[Requirement] Leave out any pictures and transcribe all other data below exactly.

[Supplied information]
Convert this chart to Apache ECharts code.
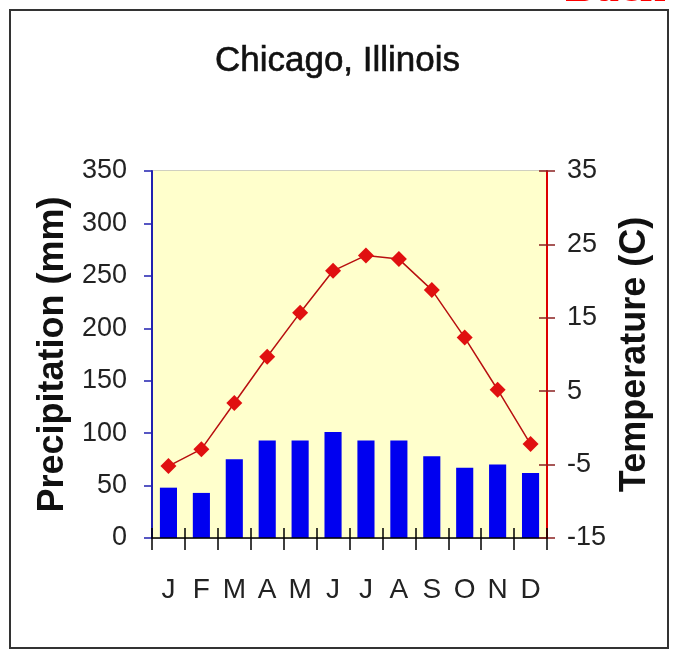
<!DOCTYPE html>
<html>
<head>
<meta charset="utf-8">
<script src="https://cdn.jsdelivr.net/npm/echarts@6/dist/echarts.min.js"></script>
<style>
html,body{margin:0;padding:0;background:#fff;}
#chart{width:675px;height:651px;}
</style>
</head>
<body>
<div id="chart"></div>
<script>
const months = ['J','F','M','A','M','J','J','A','S','O','N','D'];
const precipitation = [48, 43, 75, 93, 93, 101, 93, 93, 78, 67, 70, 62];
const temperature = [-5.2, -2.9, 3.4, 9.7, 15.7, 21.4, 23.5, 23.0, 18.8, 12.3, 5.2, -2.2];
const precipTicks = {min: 0, max: 350, interval: 50};
const tempTicks = {min: -15, max: 35, interval: 10};

const sans = '"Liberation Sans", Arial, sans-serif';
const chart = echarts.init(document.getElementById('chart'));
chart.setOption({
  animation: false,
  backgroundColor: '#ffffff',
  title: {
    text: 'Chicago, Illinois',
    left: 'center',
    top: 39,
    textStyle: {fontFamily: sans, fontSize: 35, fontWeight: 'normal', color: '#111', textBorderColor: '#111', textBorderWidth: 0.6}
  },
  graphic: [
    {type: 'rect', shape: {x: 10, y: 10, width: 658, height: 638}, style: {fill: 'none', stroke: '#333', lineWidth: 2}, z: -1},
    {type: 'text', right: 10, top: -34, style: {text: 'Back', fill: '#ff0000', font: 'bold 46px "Liberation Serif", serif'}}
  ],
  grid: {left: 152, top: 171, right: 128, bottom: 113, show: true, backgroundColor: 'transparent', borderColor: '#a0a080', borderWidth: 1},
  xAxis: [
    {
      type: 'category', data: months, position: 'bottom',
      axisLine: {onZero: false, lineStyle: {color: '#000', width: 1.5}},
      axisTick: {show: true, length: 12, lineStyle: {color: '#000', width: 1.5}},
      axisLabel: {interval: 0, fontFamily: sans, fontSize: 28, color: '#222', margin: 38},
      splitLine: {show: false},
      z: 3
    },
    {
      type: 'category', data: months, position: 'bottom',
      axisLine: {show: false, onZero: true, onZeroAxisIndex: 0},
      axisTick: {show: true, inside: false, interval: 0, length: -10, lineStyle: {color: '#000', width: 1.5}},
      axisLabel: {show: false},
      splitLine: {show: false},
      z: 3
    }
  ],
  yAxis: [
    {
      type: 'value', position: 'left', min: precipTicks.min, max: precipTicks.max, interval: precipTicks.interval,
      name: 'Precipitation (mm)', nameLocation: 'middle', nameRotate: 90, nameGap: 72,
      nameTextStyle: {fontFamily: sans, fontSize: 36, fontWeight: 'bold', color: '#111'},
      axisLine: {show: true, lineStyle: {color: '#2020b0', width: 2}},
      axisTick: {show: true, length: 8, lineStyle: {color: '#2020b0', width: 1.5}},
      axisLabel: {fontFamily: sans, fontSize: 27, color: '#222', margin: 25},
      splitLine: {show: false},
      splitArea: {show: true, areaStyle: {color: ['#ffffcc']}},
      z: 1
    },
    {
      type: 'value', position: 'right', min: tempTicks.min, max: tempTicks.max, interval: tempTicks.interval,
      name: 'Temperature (C)', nameLocation: 'middle', nameRotate: 90, nameGap: 60,
      nameTextStyle: {fontFamily: sans, fontSize: 36, fontWeight: 'bold', color: '#111'},
      axisLine: {show: true, lineStyle: {color: '#dd0000', width: 2}},
      axisTick: {show: true, length: 8, lineStyle: {color: '#8a2020', width: 1.5}},
      axisLabel: {fontFamily: sans, fontSize: 27, color: '#222', margin: 20},
      splitLine: {show: false},
      z: 3
    },
    {
      type: 'value', position: 'right', min: tempTicks.min, max: tempTicks.max, interval: tempTicks.interval,
      axisLine: {show: false},
      axisTick: {show: true, inside: true, length: 8, lineStyle: {color: '#8a2020', width: 1.5}},
      axisLabel: {show: false},
      splitLine: {show: false},
      z: 3
    }
  ],
  series: [
    {
      type: 'bar', data: precipitation, xAxisIndex: 0, yAxisIndex: 0, barWidth: '52%',
      itemStyle: {color: '#0000f0'}
    },
    {
      type: 'line', data: temperature, xAxisIndex: 0, yAxisIndex: 1,
      symbol: 'diamond', symbolSize: 16,
      lineStyle: {color: '#b81010', width: 1.5},
      itemStyle: {color: '#e01010'}
    }
  ]
});
</script>
</body>
</html>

[Solved exercise]
Convert this chart to Apache ECharts code.
<!DOCTYPE html>
<html>
<head>
<meta charset="utf-8">
<script src="https://cdn.jsdelivr.net/npm/echarts@6/dist/echarts.min.js"></script>
<style>
html,body{margin:0;padding:0;background:#fff;}
#chart{width:675px;height:651px;}
</style>
</head>
<body>
<div id="chart"></div>
<script>
const months = ['J','F','M','A','M','J','J','A','S','O','N','D'];
const precipitation = [48, 43, 75, 93, 93, 101, 93, 93, 78, 67, 70, 62];
const temperature = [-5.2, -2.9, 3.4, 9.7, 15.7, 21.4, 23.5, 23.0, 18.8, 12.3, 5.2, -2.2];
const precipTicks = {min: 0, max: 350, interval: 50};
const tempTicks = {min: -15, max: 35, interval: 10};

const sans = '"Liberation Sans", Arial, sans-serif';
const chart = echarts.init(document.getElementById('chart'));
chart.setOption({
  animation: false,
  backgroundColor: '#ffffff',
  title: {
    text: 'Chicago, Illinois',
    left: 'center',
    top: 39,
    textStyle: {fontFamily: sans, fontSize: 35, fontWeight: 'normal', color: '#111', textBorderColor: '#111', textBorderWidth: 0.6}
  },
  graphic: [
    {type: 'rect', shape: {x: 10, y: 10, width: 658, height: 638}, style: {fill: 'none', stroke: '#333', lineWidth: 2}, z: -1},
    {type: 'text', right: 10, top: -34, style: {text: 'Back', fill: '#ff0000', font: 'bold 46px "Liberation Serif", serif'}}
  ],
  grid: {left: 152, top: 171, right: 128, bottom: 113, show: true, backgroundColor: 'transparent', borderColor: '#a0a080', borderWidth: 1},
  xAxis: [
    {
      type: 'category', data: months, position: 'bottom',
      axisLine: {onZero: false, lineStyle: {color: '#000', width: 1.5}},
      axisTick: {show: true, length: 12, lineStyle: {color: '#000', width: 1.5}},
      axisLabel: {interval: 0, fontFamily: sans, fontSize: 28, color: '#222', margin: 38},
      splitLine: {show: false},
      z: 3
    },
    {
      type: 'category', data: months, position: 'bottom',
      axisLine: {show: false, onZero: true, onZeroAxisIndex: 0},
      axisTick: {show: true, inside: false, interval: 0, length: -10, lineStyle: {color: '#000', width: 1.5}},
      axisLabel: {show: false},
      splitLine: {show: false},
      z: 3
    }
  ],
  yAxis: [
    {
      type: 'value', position: 'left', min: precipTicks.min, max: precipTicks.max, interval: precipTicks.interval,
      name: 'Precipitation (mm)', nameLocation: 'middle', nameRotate: 90, nameGap: 72,
      nameTextStyle: {fontFamily: sans, fontSize: 36, fontWeight: 'bold', color: '#111'},
      axisLine: {show: true, lineStyle: {color: '#2020b0', width: 2}},
      axisTick: {show: true, length: 8, lineStyle: {color: '#2020b0', width: 1.5}},
      axisLabel: {fontFamily: sans, fontSize: 27, color: '#222', margin: 25},
      splitLine: {show: false},
      splitArea: {show: true, areaStyle: {color: ['#ffffcc']}},
      z: 1
    },
    {
      type: 'value', position: 'right', min: tempTicks.min, max: tempTicks.max, interval: tempTicks.interval,
      name: 'Temperature (C)', nameLocation: 'middle', nameRotate: 90, nameGap: 60,
      nameTextStyle: {fontFamily: sans, fontSize: 36, fontWeight: 'bold', color: '#111'},
      axisLine: {show: true, lineStyle: {color: '#dd0000', width: 2}},
      axisTick: {show: true, length: 8, lineStyle: {color: '#8a2020', width: 1.5}},
      axisLabel: {fontFamily: sans, fontSize: 27, color: '#222', margin: 20},
      splitLine: {show: false},
      z: 3
    },
    {
      type: 'value', position: 'right', min: tempTicks.min, max: tempTicks.max, interval: tempTicks.interval,
      axisLine: {show: false},
      axisTick: {show: true, inside: true, length: 8, lineStyle: {color: '#8a2020', width: 1.5}},
      axisLabel: {show: false},
      splitLine: {show: false},
      z: 3
    }
  ],
  series: [
    {
      type: 'bar', data: precipitation, xAxisIndex: 0, yAxisIndex: 0, barWidth: '52%',
      itemStyle: {color: '#0000f0'}
    },
    {
      type: 'line', data: temperature, xAxisIndex: 0, yAxisIndex: 1,
      symbol: 'diamond', symbolSize: 16,
      lineStyle: {color: '#b81010', width: 1.5},
      itemStyle: {color: '#e01010'}
    }
  ]
});
</script>
</body>
</html>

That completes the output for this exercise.